Zubin Jelveh at Portfolio offers more evidence that weather is not responsible for the power declines in baseball. He looks at slugging percentages in domed stadiums, where temperature ought to be less of a factor.

3 Responses “Hitting Power in Domed Stadiums”

  1. Zach says:

    I’m not refuting what the evidence suggests, but I think there ought to be a few things to keep in mind. First, obviously, this is a far smaller sample size than league totals. Second, and perhap more importantly, is the fact that a the Blue Jays, Rays, Twins and D-Backs contribute disproportionately to those numbers since they their homes games indoors. Player turnover would play a large role those numbers. For example, in the case of the Twins, we might expect slugging percentage in the Metrodome to rise since some lower quality starter is pitching a fifth of the games there instead of Johan Santana.
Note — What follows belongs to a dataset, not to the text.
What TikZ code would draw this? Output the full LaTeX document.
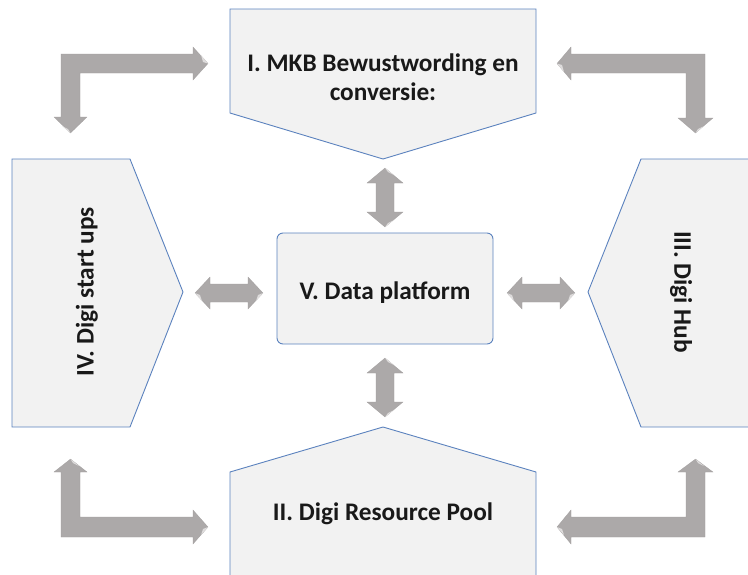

Also, we might expect SLG% to fall in the BOB, Tropicana, and Skydome due to the vast improvements in the Rays’, D-Backs’ and Jays’ pitching staffs over the past couple of years. The same logic can be applied to good hitters joining/leaving those same clubs.

  2. Chris Wexler says:

    Seriously, my Twins are in the sample. The Twins’ opening day 3, 5 & 6 hitters (Mauer, Cuddyer & Young) have combined for one home run. One.

    Sure they score runs, but it is via the time tested strategy of death by 1,000 singles.

  3. JC says:

    This sample doesn’t tell us much on its own. And the potential biases that you mention are problematic. But combined with the data on outdoor play, this is another piece of evidence that weather only explains a small part in the decline of home runs.